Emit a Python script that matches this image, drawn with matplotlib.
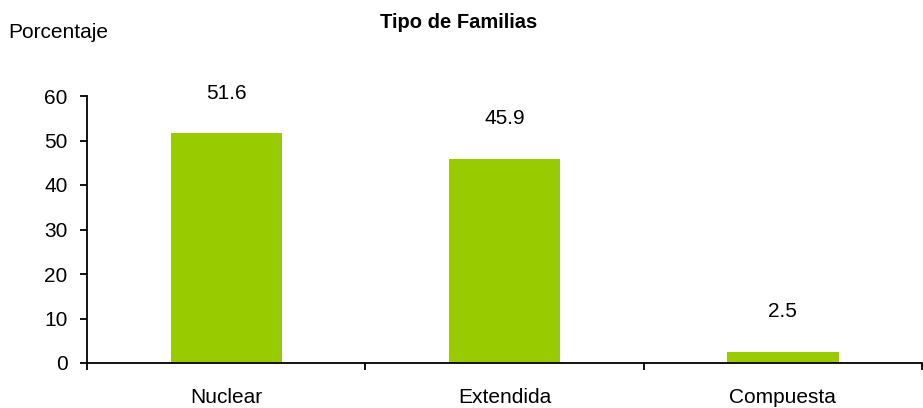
import matplotlib.pyplot as plt

categorias = ["Nuclear", "Extendida", "Compuesta"]
porcentajes = [51.6, 45.9, 2.5]
etiquetas = ["51.6", "45.9", "2.5"]

plt.rcParams['font.family'] = ['Liberation Sans', 'DejaVu Sans']

fig = plt.figure(figsize=(9.23, 4.08), dpi=100)
ax = fig.add_axes([87 / 923, 1 - 363 / 408, 835 / 923, 267 / 408])

x = range(len(categorias))
ax.bar(x, porcentajes, width=0.4, color="#99CC00")

for i, (v, t) in enumerate(zip(porcentajes, etiquetas)):
    ax.annotate(t, (i, v), xytext=(0, 29), textcoords="offset points",
                ha="center", va="center", fontsize=15)

ax.set_xlim(-0.5, 2.5)
ax.set_ylim(0, 60)
ax.set_yticks([0, 10, 20, 30, 40, 50, 60])
ax.set_xticks([-0.5, 0.5, 1.5, 2.5])
ax.set_xticklabels([])
ax.set_xticks([0, 1, 2], minor=True)
ax.set_xticklabels(categorias, minor=True)
ax.tick_params(axis="x", which="major", length=5, width=1.3, direction="out")
ax.tick_params(axis="x", which="minor", length=0, pad=18, labelsize=15)
ax.tick_params(axis="y", length=5, width=1.3, direction="out", pad=9, labelsize=15)

for s in ["top", "right"]:
    ax.spines[s].set_visible(False)
ax.spines["left"].set_linewidth(1.3)
ax.spines["bottom"].set_linewidth(1.3)

fig.text(459 / 923, 1 - 22 / 408, "Tipo de Familias", ha="center", va="center",
         fontsize=14.5, fontweight="bold")
fig.text(8 / 923, 1 - 33 / 408, "Porcentaje", ha="left", va="center", fontsize=15)

fig.savefig("out.png", dpi=100)
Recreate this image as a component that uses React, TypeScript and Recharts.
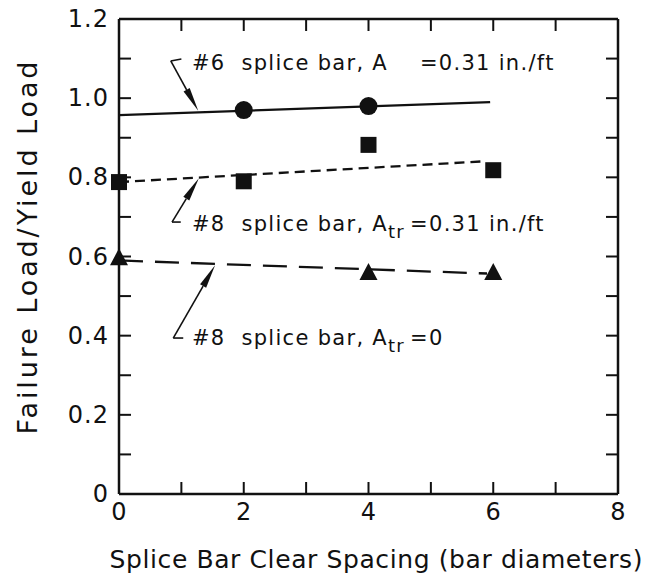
import React from 'react'
import {
  ComposedChart, Line, Scatter, XAxis, YAxis, ReferenceLine, ReferenceDot,
} from 'recharts'

// measured data (spacing in bar diameters, failure load / yield load)
const circleX = [2, 4]
const circleY = [0.97, 0.98]
const squareX = [0, 2, 4, 6]
const squareY = [0.788, 0.79, 0.882, 0.818]
const triangleX = [0, 4, 6]
const triangleY = [0.598, 0.561, 0.561]

// fitted lines (start / end)
const fitSolidX = [0, 5.95]
const fitSolidY = [0.957, 0.99]
const fitDashX = [0, 5.8]
const fitDashY = [0.788, 0.84]
const fitLongX = [0, 5.9]
const fitLongY = [0.59, 0.557]

const X_MAX = 8
const Y_MAX = 1.2
const xTicks = [0, 1, 2, 3, 4, 5, 6, 7, 8]
const xLabels = [0, 2, 4, 6, 8]
const yTicks = [0, 0.1, 0.2, 0.3, 0.4, 0.5, 0.6, 0.7, 0.8, 0.9, 1.0, 1.1, 1.2]
const yLabels = [0, 0.2, 0.4, 0.6, 0.8, 1.0, 1.2]

// annotations: text anchor (baseline, left) and leader corner / short end / arrow tip
const noteX = [1.17, 1.17, 1.17]
const noteY = [1.071, 0.664, 0.376]
const leaderCorner = [[0.83, 1.094], [0.85, 0.687], [0.87, 0.394]]
const leaderEnd = [[1.0, 1.099], [0.99, 0.687], [1.03, 0.394]]
const leaderTip = [[1.27, 0.968], [1.28, 0.798], [1.54, 0.578]]

const FONT = '"DejaVu Sans", sans-serif'
const INK = '#111'

const W = 642
const H = 570
const M = { top: 11, right: 32, left: 0, bottom: 0 }
const Y_AXIS_W = 111
const X_AXIS_H = 84
const PLOT_W = 499
const PLOT_H = 475

const zip = (xs: number[], ys: number[]) => xs.map((x, i) => ({ x, y: ys[i] }))

const circles = zip(circleX, circleY)
const squares = zip(squareX, squareY)
const triangles = zip(triangleX, triangleY)
const fitSolid = zip(fitSolidX, fitSolidY)
const fitDash = zip(fitDashX, fitDashY)
const fitLong = zip(fitLongX, fitLongY)

const fmtY = (v: number) => (v === 0 ? '0' : v.toFixed(1))

const TICK = 12

// left ticks plus the mirrored ticks on the right side of the box
const LeftTick = (p: any) => {
  const v = p.payload.value
  return (
    <g>
      <line x1={p.x} y1={p.y} x2={p.x + TICK} y2={p.y} stroke={INK} strokeWidth={2} />
      <line x1={p.x + PLOT_W} y1={p.y} x2={p.x + PLOT_W - TICK} y2={p.y} stroke={INK} strokeWidth={2} />
      {yLabels.includes(v) && (
        <text x={p.x - 10} y={p.y} textAnchor="end" dominantBaseline="central"
          fontFamily={FONT} fontSize={24} letterSpacing={1} fill={INK}>
          {fmtY(v)}
        </text>
      )}
    </g>
  )
}

// bottom ticks plus the mirrored ticks on the top side of the box
const BottomTick = (p: any) => {
  const v = p.payload.value
  return (
    <g>
      <line x1={p.x} y1={p.y} x2={p.x} y2={p.y - TICK} stroke={INK} strokeWidth={2} />
      <line x1={p.x} y1={p.y - PLOT_H} x2={p.x} y2={p.y - PLOT_H + TICK} stroke={INK} strokeWidth={2} />
      {xLabels.includes(v) && (
        <text x={p.x} y={p.y + 26} textAnchor="middle"
          fontFamily={FONT} fontSize={24} fill={INK}>
          {v}
        </text>
      )}
    </g>
  )
}

const Circle = (p: any) => <circle cx={p.cx} cy={p.cy} r={9} fill={INK} />
const Square = (p: any) => <rect x={p.cx - 8} y={p.cy - 8} width={16} height={16} fill={INK} />
const Triangle = (p: any) => (
  <polygon points={`${p.cx},${p.cy - 9} ${p.cx + 9},${p.cy + 8} ${p.cx - 9},${p.cy + 8}`} fill={INK} />
)

// leader line with long filled arrowhead at (x2, y2)
const Arrow = (p: any) => {
  const { x1, y1, x2, y2 } = p
  const dx = x2 - x1
  const dy = y2 - y1
  const len = Math.sqrt(dx * dx + dy * dy) || 1
  const ux = dx / len
  const uy = dy / len
  const bx = x2 - ux * 24
  const by = y2 - uy * 24
  return (
    <g>
      <line x1={x1} y1={y1} x2={bx} y2={by} stroke={INK} strokeWidth={1.6} />
      <polygon
        points={`${x2},${y2} ${bx - uy * 3.5},${by + ux * 3.5} ${bx + uy * 3.5},${by - ux * 3.5}`}
        fill={INK}
      />
    </g>
  )
}

const Plain = (p: any) => (
  <line x1={p.x1} y1={p.y1} x2={p.x2} y2={p.y2} stroke={INK} strokeWidth={1.6} />
)

const noteStyle = { whiteSpace: 'pre' as const }

const Note = (i: number) => (p: any) => {
  const common = {
    x: p.cx, y: p.cy, fontFamily: FONT, fontSize: 21, letterSpacing: 1.3, fill: INK, style: noteStyle,
  }
  if (i === 0) return <text {...common}>{'#6  splice bar, A    =0.31 in./ft'}</text>
  if (i === 1) {
    return (
      <text {...common}>
        <tspan>{'#8  splice bar, A'}</tspan>
        <tspan dy={7} fontSize={18}>tr</tspan>
        <tspan dy={-7} dx={5}>{'=0.31 in./ft'}</tspan>
      </text>
    )
  }
  return (
    <text {...common}>
      <tspan>{'#8  splice bar, A'}</tspan>
      <tspan dy={7} fontSize={18}>tr</tspan>
      <tspan dy={-7} dx={5}>{'=0'}</tspan>
    </text>
  )
}

export default function App() {
  return (
    <ComposedChart width={W} height={H} margin={M}>
      <XAxis
        dataKey="x" type="number" domain={[0, X_MAX]} ticks={xTicks} interval={0}
        height={X_AXIS_H} tickSize={0} tickMargin={0} tickLine={false}
        axisLine={{ stroke: INK, strokeWidth: 2.5 }} tick={BottomTick}
        label={{
          content: () => (
            <text x={368} y={560} textAnchor="middle" fontFamily={FONT} fontSize={25}
              textLength={533} lengthAdjust="spacing" fill={INK}>
              Splice Bar Clear Spacing (bar diameters)
            </text>
          ),
        }}
      />
      <YAxis
        type="number" domain={[0, Y_MAX]} ticks={yTicks} interval={0} width={Y_AXIS_W}
        tickSize={0} tickMargin={0} tickLine={false}
        axisLine={{ stroke: INK, strokeWidth: 2.5 }} tick={LeftTick}
        label={{
          content: () => (
            <text x={29} y={240} transform="rotate(-90 29 240)" textAnchor="middle"
              fontFamily={FONT} fontSize={27} textLength={373} lengthAdjust="spacing" fill={INK}>
              Failure Load/Yield Load
            </text>
          ),
        }}
      />

      {/* top and right sides of the box */}
      <ReferenceLine y={Y_MAX} stroke={INK} strokeWidth={2.5} ifOverflow="visible" />
      <ReferenceLine x={X_MAX} stroke={INK} strokeWidth={2.5} ifOverflow="visible" />

      <Line data={fitSolid} dataKey="y" stroke={INK} strokeWidth={2.3}
        dot={false} activeDot={false} isAnimationActive={false} />
      <Line data={fitDash} dataKey="y" stroke={INK} strokeWidth={2.3}
        strokeDasharray="10 6" dot={false} activeDot={false} isAnimationActive={false} />
      <Line data={fitLong} dataKey="y" stroke={INK} strokeWidth={2.3}
        strokeDasharray="24 12" dot={false} activeDot={false} isAnimationActive={false} />

      <Scatter data={circles} dataKey="y" shape={Circle} isAnimationActive={false} />
      <Scatter data={squares} dataKey="y" shape={Square} isAnimationActive={false} />
      <Scatter data={triangles} dataKey="y" shape={Triangle} isAnimationActive={false} />

      {leaderCorner.map((c, i) => (
        <ReferenceLine key={`s${i}`} ifOverflow="visible"
          segment={[{ x: c[0], y: c[1] }, { x: leaderEnd[i][0], y: leaderEnd[i][1] }]} shape={Plain} />
      ))}
      {leaderCorner.map((c, i) => (
        <ReferenceLine key={`a${i}`} ifOverflow="visible"
          segment={[{ x: c[0], y: c[1] }, { x: leaderTip[i][0], y: leaderTip[i][1] }]} shape={Arrow} />
      ))}
      {noteX.map((x, i) => (
        <ReferenceDot key={`n${i}`} x={x} y={noteY[i]} r={0}
          ifOverflow="visible" shape={Note(i)} />
      ))}
    </ComposedChart>
  )
}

■ ■ ■ ■ ■

◆ Problem: The lines from the start of the entries above through the one containing "ax = fig.add_axes([87" are to be retyped exactly, and no others. Pictures are left out.

◆ Written answer:
Emit a Python script that matches this image, drawn with matplotlib.
import matplotlib.pyplot as plt

categorias = ["Nuclear", "Extendida", "Compuesta"]
porcentajes = [51.6, 45.9, 2.5]
etiquetas = ["51.6", "45.9", "2.5"]

plt.rcParams['font.family'] = ['Liberation Sans', 'DejaVu Sans']

fig = plt.figure(figsize=(9.23, 4.08), dpi=100)
ax = fig.add_axes([87 / 923, 1 - 363 / 408, 835 / 923, 267 / 408])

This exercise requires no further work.